Merce chose to hold his pose, only moving to shift his position at the end of each of Cage’s three movements. He held himself unimaginably still. Trevor Carlson, the company director, timed each movement with a stopwatch, counting down the last five seconds with his hand, which Merce perceived in his peripheral vision like a bird of prey. He performed the work six times, and I filmed it six times, and then he named the work STILLNESS, to which I asked if I could add the parenthesis “in three movements.”
Each performance appeared to hold a myriad of differences, even in its repetition. In one, he sat like Whistler’s Mother, a tableau in the film frame. In another, he stared into the mirror through smudges and fingerprints with the head of a Grecian god, framed with wild curls. Merce found form again as a performer, poised and resolved, and took wry pleasure in how he could still hold his body or hold his body still, in the companionship of a familiar partnership.

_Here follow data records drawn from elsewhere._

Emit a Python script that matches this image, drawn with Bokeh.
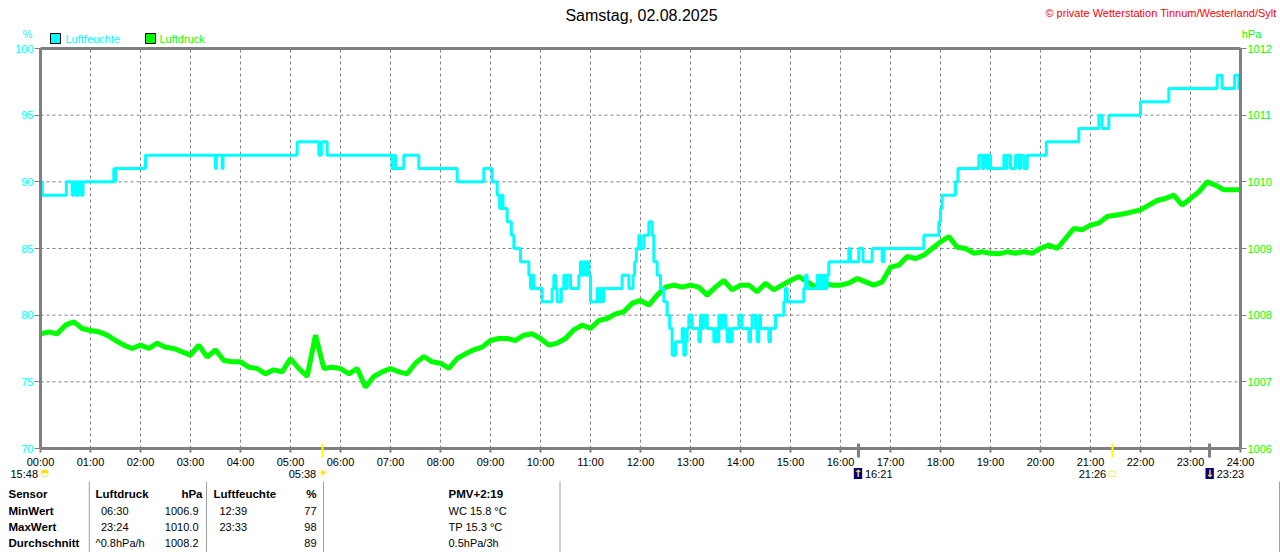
from bokeh.plotting import figure
from bokeh.models import Range1d, LinearAxis, FixedTicker, Label
from bokeh.embed import file_html
from bokeh.resources import INLINE

# ---------------- data ----------------
TITLE = "Samstag, 02.08.2025"
COPYRIGHT = "\u00a9 private Wetterstation Tinnum/Westerland/Sylt"

hour_ticks = [0, 1, 2, 3, 4, 5, 6, 7, 8, 9, 10, 11, 12, 13, 14, 15, 16, 17, 18, 19, 20, 21, 22, 23, 24]
hour_labels = ["00:00", "01:00", "02:00", "03:00", "04:00", "05:00", "06:00", "07:00", "08:00",
               "09:00", "10:00", "11:00", "12:00", "13:00", "14:00", "15:00", "16:00", "17:00",
               "18:00", "19:00", "20:00", "21:00", "22:00", "23:00", "24:00"]
pct_ticks = [70, 75, 80, 85, 90, 95, 100]
hpa_ticks = [1006, 1007, 1008, 1009, 1010, 1011, 1012]

# Luftfeuchte: change points (minute of day, %)
hum_minute = [0, 2, 31, 38, 40, 43, 46, 49, 51, 88, 89, 90, 126, 210, 211, 218, 219, 308, 334, 337,
              344, 422, 424, 426, 436, 454, 500, 532, 542, 548, 551, 553, 555, 560, 565, 568, 576,
              586, 588, 590, 592, 602, 614, 616, 618, 620, 625, 628, 630, 632, 636, 646, 648, 650,
              652, 654, 656, 658, 660, 668, 670, 672, 674, 676, 698, 706, 711, 713, 715, 718, 720,
              724, 730, 734, 736, 740, 744, 748, 752, 755, 758, 762, 770, 772, 774, 776, 778, 782,
              790, 792, 794, 796, 800, 808, 810, 812, 814, 816, 818, 822, 824, 826, 828, 830, 838,
              842, 850, 852, 854, 858, 860, 862, 864, 874, 876, 882, 892, 894, 896, 916, 918, 920,
              932, 934, 936, 938, 940, 942, 944, 946, 970, 972, 982, 987, 998, 1010, 1012, 1060,
              1078, 1080, 1082, 1098, 1101, 1126, 1130, 1132, 1136, 1138, 1140, 1156, 1158, 1160,
              1164, 1170, 1174, 1176, 1180, 1184, 1207, 1246, 1270, 1274, 1282, 1320, 1354, 1412,
              1418, 1433, 1438, 1440]
hum_pct = [90, 89, 90, 89, 90, 89, 90, 89, 90, 91, 90, 91, 92, 91, 92, 91, 92, 93, 92, 93,
           92, 91, 92, 91, 92, 91, 90, 91, 90, 89, 88, 89, 88, 87, 86, 85, 84,
           83, 82, 83, 82, 81, 82, 83, 82, 81, 82, 83, 82, 83, 82, 83, 84, 83,
           84, 83, 84, 83, 81, 82, 81, 82, 81, 82, 83, 82, 83, 84, 85, 86, 85,
           86, 87, 86, 84, 83, 82, 81, 80, 79, 77, 78, 79, 77, 78, 79, 80, 79,
           78, 80, 79, 80, 79, 78, 79, 78, 80, 79, 80, 79, 78, 79, 78, 79, 80,
           79, 78, 79, 80, 79, 78, 80, 79, 78, 79, 80, 81, 82, 81, 82, 83, 82,
           83, 82, 83, 82, 83, 82, 83, 84, 85, 84, 85, 84, 85, 84, 85, 86,
           87, 88, 89, 90, 91, 92, 91, 92, 91, 92, 91, 92, 91, 92,
           91, 92, 91, 92, 91, 92, 93, 94, 95, 94, 95, 96, 97, 98,
           97, 98, 97, 97]

# Luftdruck: one reading every 10 minutes (hPa)
pres_minute = list(range(0, 1441, 10))
pres_hpa = [1007.72, 1007.75, 1007.72, 1007.85, 1007.90, 1007.80,
            1007.77, 1007.75, 1007.70, 1007.62, 1007.55, 1007.50,
            1007.55, 1007.50, 1007.58, 1007.52, 1007.50, 1007.45,
            1007.40, 1007.55, 1007.37, 1007.48, 1007.32, 1007.30,
            1007.30, 1007.22, 1007.20, 1007.12, 1007.18, 1007.15,
            1007.35, 1007.20, 1007.08, 1007.70, 1007.20, 1007.22,
            1007.20, 1007.12, 1007.20, 1006.92, 1007.08, 1007.15,
            1007.20, 1007.15, 1007.12, 1007.28, 1007.38, 1007.30,
            1007.28, 1007.20, 1007.35, 1007.42, 1007.48, 1007.52,
            1007.62, 1007.65, 1007.65, 1007.62, 1007.70, 1007.72,
            1007.65, 1007.55, 1007.58, 1007.65, 1007.78, 1007.85,
            1007.80, 1007.92, 1007.95, 1008.02, 1008.05, 1008.18,
            1008.22, 1008.15, 1008.30, 1008.42, 1008.45, 1008.42,
            1008.45, 1008.42, 1008.30, 1008.42, 1008.52, 1008.38,
            1008.45, 1008.45, 1008.35, 1008.48, 1008.38, 1008.45,
            1008.52, 1008.58, 1008.50, 1008.42, 1008.48, 1008.45,
            1008.45, 1008.48, 1008.55, 1008.50, 1008.45, 1008.50,
            1008.72, 1008.75, 1008.88, 1008.85, 1008.90, 1009.00,
            1009.10, 1009.18, 1009.02, 1009.00, 1008.93, 1008.95,
            1008.93, 1008.92, 1008.95, 1008.93, 1008.95, 1008.93,
            1009.00, 1009.05, 1009.00, 1009.15, 1009.30, 1009.28,
            1009.35, 1009.38, 1009.48, 1009.50, 1009.52, 1009.55,
            1009.58, 1009.65, 1009.72, 1009.75, 1009.80, 1009.65,
            1009.75, 1009.85, 1010.00, 1009.95, 1009.88, 1009.88,
            1009.88]

# astronomical events under the time axis
sun_times = ["05:38", "21:26"]
moon_times = ["16:21", "23:23"]
prev_event = "15:48"

# statistics table
table_head = ["Sensor", "Luftdruck", "hPa", "Luftfeuchte", "%", "PMV+2:19"]
row_names = ["MinWert", "MaxWert", "Durchschnitt"]
pres_time = ["06:30", "23:24", "^0.8hPa/h"]
pres_stat = ["1006.9", "1010.0", "1008.2"]
hum_time = ["12:39", "23:33", ""]
hum_stat = ["77", "98", "89"]
extra_info = ["WC 15.8 \u00b0C", "TP 15.3 \u00b0C", "0.5hPa/3h"]

# ---------------- styling / layout ----------------
CYAN = "#00FFFF"
GREEN = "#00FF00"
GRAY = "#808080"
FONT = "Liberation Sans"
W, H = 1280, 552
# chart area in page pixels
FX0, FX1, FY0, FY1 = 40, 1240, 48, 448
X_MIN, X_MAX = 0, 24
Y_MIN, Y_MAX = 70, 100
P_MIN, P_MAX = 1006, 1012

xs_per_px = (X_MAX - X_MIN) / (FX1 - FX0)
ys_per_px = (Y_MAX - Y_MIN) / (FY1 - FY0)
ps_per_px = (P_MAX - P_MIN) / (FY1 - FY0)


def hm(s):
    h, m = s.split(":")
    return int(h) + int(m) / 60.0


def px_x(px):
    return X_MIN + (px - FX0) * xs_per_px


def px_y(py):
    return Y_MIN + (FY1 - py) * ys_per_px


p = figure(width=W, height=H,
           x_range=Range1d(px_x(0), px_x(W)), y_range=Range1d(px_y(H), px_y(0)),
           x_axis_type=None, y_axis_type=None, output_backend="svg", toolbar_location=None,
           min_border=0, min_border_left=0, min_border_right=0, min_border_top=0, min_border_bottom=0,
           background_fill_color="white", border_fill_color="white")
p.outline_line_color = None
p.extra_y_ranges = {"hpa": Range1d(P_MIN - (H - FY1) * ps_per_px, P_MAX + FY0 * ps_per_px)}

# dashed grid
p.segment(x0=hour_ticks[1:-1], y0=Y_MIN, x1=hour_ticks[1:-1], y1=Y_MAX,
          line_color=GRAY, line_width=1, line_dash="3 3")
p.segment(x0=X_MIN, y0=pct_ticks[1:-1], x1=X_MAX, y1=pct_ticks[1:-1],
          line_color=GRAY, line_width=1, line_dash="3 3")

# series
pres_h = [m / 60.0 for m in pres_minute]
hum_h = [m / 60.0 for m in hum_minute]
p.line(x=pres_h, y=pres_hpa, y_range_name="hpa", line_color=GREEN, line_width=5)
p.step(x=hum_h, y=hum_pct, mode="after", line_color=CYAN, line_width=3)


def style_axis(ax, label_color, size="11px", tick_out=6, standoff=1):
    ax.axis_line_color = GRAY
    ax.axis_line_width = 3
    ax.major_tick_line_color = GRAY
    ax.major_tick_line_width = 1
    ax.major_tick_out = tick_out
    ax.major_tick_in = 0
    ax.minor_tick_line_color = None
    ax.major_label_standoff = standoff
    ax.major_label_text_font = FONT
    ax.major_label_text_font_size = size
    ax.major_label_text_color = label_color


# time axis
ax_b = LinearAxis(ticker=FixedTicker(ticks=hour_ticks), fixed_location=Y_MIN, bounds=(X_MIN, X_MAX))
style_axis(ax_b, "black", tick_out=4, standoff=3)
ax_b.major_tick_line_width = 2
ax_b.major_label_overrides = {t: lab for t, lab in zip(hour_ticks, hour_labels)}
p.add_layout(ax_b, "below")

# top border
ax_t = LinearAxis(ticker=FixedTicker(ticks=[]), fixed_location=Y_MAX, bounds=(X_MIN, X_MAX))
style_axis(ax_t, None)
ax_t.major_label_text_alpha = 0
p.add_layout(ax_t, "above")

# humidity axis (left)
ax_l = LinearAxis(ticker=FixedTicker(ticks=pct_ticks), fixed_location=X_MIN, bounds=(Y_MIN, Y_MAX))
style_axis(ax_l, CYAN)
p.add_layout(ax_l, "left")

# pressure axis (right)
ax_r = LinearAxis(y_range_name="hpa", ticker=FixedTicker(ticks=hpa_ticks), fixed_location=X_MAX,
                  bounds=(P_MIN, P_MAX))
style_axis(ax_r, GREEN)
p.add_layout(ax_r, "right")

# event tick marks crossing the time axis
for times, color, width in ((sun_times, "#FFFF00", 2), (moon_times, GRAY, 3)):
    ev = LinearAxis(ticker=FixedTicker(ticks=[hm(t) for t in times]), fixed_location=Y_MIN,
                    bounds=(X_MIN, X_MAX))
    ev.axis_line_color = None
    ev.major_tick_line_color = color
    ev.major_tick_line_width = width
    ev.major_tick_in = 5
    ev.major_tick_out = 9
    ev.minor_tick_line_color = None
    ev.major_label_text_alpha = 0
    p.add_layout(ev, "below")


def add_text(px, py, text, color="black", size="11px", align="left", bold=False, font=FONT, **kw):
    p.add_layout(Label(x=px_x(px), y=px_y(py), text=text, text_color=color, text_font=font,
                       text_font_size=size, text_align=align, text_baseline="middle",
                       text_font_style="bold" if bold else "normal", **kw))


# header
add_text(641, 15, TITLE, size="16px", align="center")
add_text(1276, 12, COPYRIGHT, color="#FF0000", size="11px", align="right")
add_text(27, 33, "%", color=CYAN, size="11px", align="center")
add_text(1251, 33, "hPa", color=GREEN, size="11px", align="center")

# legend
p.quad(left=[px_x(50)], right=[px_x(60)], top=[px_y(33)], bottom=[px_y(43)],
       fill_color=CYAN, line_color="black", line_width=1)
add_text(65, 38, "Luftfeuchte", color=CYAN)
p.quad(left=[px_x(145)], right=[px_x(155)], top=[px_y(33)], bottom=[px_y(43)],
       fill_color=GREEN, line_color="black", line_width=1)
add_text(159, 38, "Luftdruck", color=GREEN)

# astronomical markers
add_text(37.5, 473, prev_event, align="right")
add_text(44.5, 472, "\u25d3", color="#FFE000", size="10px", align="center", font="DejaVu Sans")
for i, t in enumerate(sun_times):
    xpx = FX0 + hm(t) / xs_per_px
    add_text(xpx - 6, 473, t, align="right")
    if i == 0:
        add_text(xpx + 1, 472, "\u2600", color="#FFE000", size="12px", align="center", font="DejaVu Sans")
    else:
        add_text(xpx, 473, "\u25a1", color="#FFE000", size="8px", align="center", font="DejaVu Sans")
for i, t in enumerate(moon_times):
    xpx = FX0 + hm(t) / xs_per_px
    arrow = "\u2191" if i == 0 else "\u2193"
    add_text(xpx, 473, arrow, color="#FFFF00", size="10px", align="center", bold=True,
             font="DejaVu Sans", background_fill_color="#000080", background_fill_alpha=1)
    add_text(xpx + 7, 473, t, align="left")

# table separators
sep_px = [88.8, 206, 323, 559.5, 1279]
p.segment(x0=[px_x(s) for s in sep_px], y0=px_y(481), x1=[px_x(s) for s in sep_px], y1=px_y(552),
          line_color="#A0A0A0", line_width=1)

# table
rows_y = [493, 510, 526, 542]
add_text(8, rows_y[0], table_head[0], bold=True, size="11.5px")
add_text(95, rows_y[0], table_head[1], bold=True, size="11.5px")
add_text(202, rows_y[0], table_head[2], bold=True, size="11.5px", align="right")
add_text(213, rows_y[0], table_head[3], bold=True, size="11.5px")
add_text(316, rows_y[0], table_head[4], bold=True, size="11.5px", align="right")
add_text(448, rows_y[0], table_head[5], bold=True, size="11.5px")
for i in range(3):
    y = rows_y[i + 1]
    add_text(8, y, row_names[i], bold=True, size="11.5px")
    add_text(100.5 if i < 2 else 95, y, pres_time[i])
    add_text(198, y, pres_stat[i], align="right")
    if hum_time[i]:
        add_text(219, y, hum_time[i])
    add_text(316, y, hum_stat[i], align="right")
    add_text(448, y, extra_info[i])

open("out.html", "w").write(file_html(p, INLINE))
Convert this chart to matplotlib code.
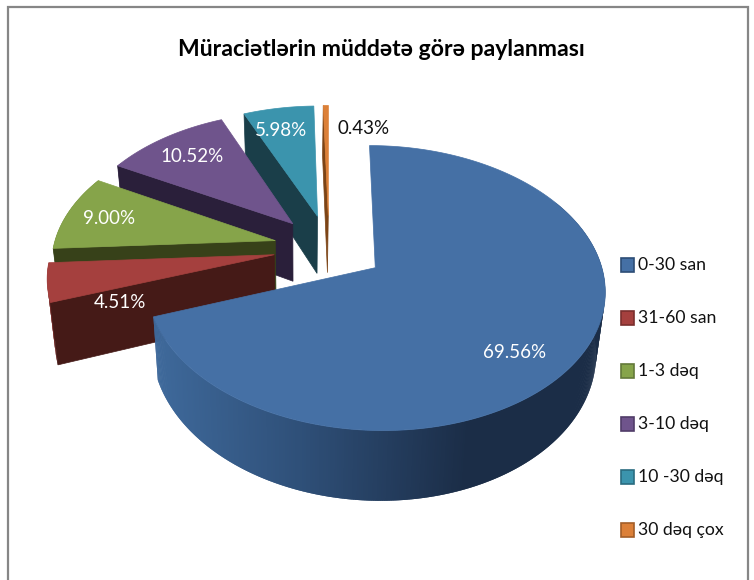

We made this work together in an afternoon: Merce Cunningham performs STILLNESS (in three movements) to John Cage’s composition 4’33” with Trevor Carlson, New York City, 28 April 2007 (six performances, six films), 2008. I showed it first at Dia:Beacon. On each of the screens, Merce was projected life-size, and all the screens sat on the floor. It was as close to emanating his physical presence in the space as possible.
I was shocked to learn that Merce had died; he always appeared the trouper, in fine form and good spirit, hiding his frailty well. His death is a rupture, the end of something irretrievable—a last contact with the American avant-garde and the generation who stretched back to touch Dada and Surrealism, and who found their form through process, experimentation and risk, and in the mutual respect they enjoyed in the relationships they made. Merce asked me to work with him again on Craneway Event. It was, and is, an immense privilege and responsibility, which might well have become daunting, were it not for his daily presence in the cutting room, and listening to his chuckles of delight from beyond the grave.
Tacita Dean’s film Merce Cunningham performs STILLNESS . . . is at Montreal’s Musée d’Art Contemporain, Oct. 10, 2009-Jan. 3, 2010. Her film of Craneway Event will debut in New York in November as part of Performa 09.